A tsukuri and a kuzushi walked into a bar....


"throughout history, the most famous exponents of arts such as karate and judo have typically employed set-ups(tsukuri)well matched to their own bodies, taking advantage of their particular physical characteristics."   --Shoji Nishio


I have been told that all successful techniques have three things going for them.  They have kuzushi, tsukuri, and kake.   I've been told they mean off balance, fit, and execution.

 Kuzushi is where you got a guy either mentally a step or two behind you.  He's trying to identify the source of his problems, and these problems tend to multiply quicker than he can identify and deal with them.  They usually have to do with  joint lock pain and that sloshing fish bowl feeling you get in your gut that tells you you are falling. Structurally it has to do with your hips and head getting jacked with to the point of where they seem to be working against each other.  The feet tend to feel around like a person lost in the dark. It's more of something to be exploited rather than something that is made.    The Sun Tzu  Art of War says something along the lines of, "victories can be known, they can't be made."   This is a fact about kuzushi. 

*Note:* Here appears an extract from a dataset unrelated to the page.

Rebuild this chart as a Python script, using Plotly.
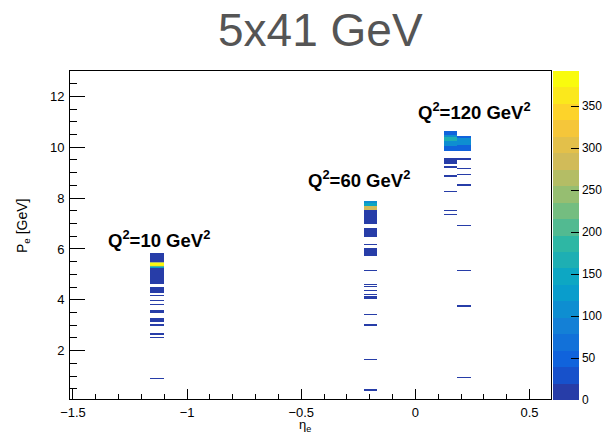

The 4 releases and their related 14 movements in Koryu Dai Yon kata are actually studies of tsukuri/ kuzushi/kake.  Especially if you take them out of the kata and play with them bit and piece and in connection with one another and apply them to the 17.   

T
he foward sheering offbalance (tejazushi) idea that I've bullshitted about is somewhere in the motions of Yon Kata especially crosshand grabs that cycle into an iriminage motion. It's been said that this forward sheer is related to a judo technique.  If we use Shoji Nishio's definition its not an kuzushi concept at all, but a Tsukuri concept.  In nishios words, it is a "set up."  

When you look at the schools of Morty Youshiba they teach their basic techniques in a joint restraint framework.  They have the ikkyo, nikyo, sankyo, yon kyo, gokyo format.   The tsukuri and kake are  emphasized.  The tsukuri is a matter of stepping offline and clearing a workspace where tori can exert a joint manipulation from a position of strength.  The Kake is the pin.  Techniques are often divided into an  omote/ura.


In my continuing quest to try to figure this shit out, I can tell you that I'm more impressed what Tomiki and Ohba actually put together for us.  Our   8 releases and 14 Yon represent kito-ryu/rise and fall points. Nick Lowry describes it as hanging a man on a wire. In Yon Kata the Kito points are marked by the rise and fall projections of the first 7, they are then "released"  from the same point in the second 7. They separate the Omote and Ura of other schools, because there is a Kito ryu pause that registers whether a technique is going one way or the other based off of feedback. 

Tomiki folks are omote and ura blind.  We understand the point in between and wait to see where its going.  We learn that through Randori. 
Imagine a Yon Kata overlay on these iwama ryu techniques.   These are the releases but they aint the releases if you get my drift.  They have some set ups/tsukuri, in that a workplace is cleared by using footwork.  If you can imagine a yon kata movement before a technique then you can see possible kuzushi points. 

I have often had the suspicion that Tomiki Aikido was about the midpoints.  Shoji Nishio said that all aikido techniques have five or six ways to down an opponent.  And Tomiki seems to have worked this concept in under the radar.  There are branching off points in aikido, and Tommy seems to have mapped those out for us.  If we pay attention to it.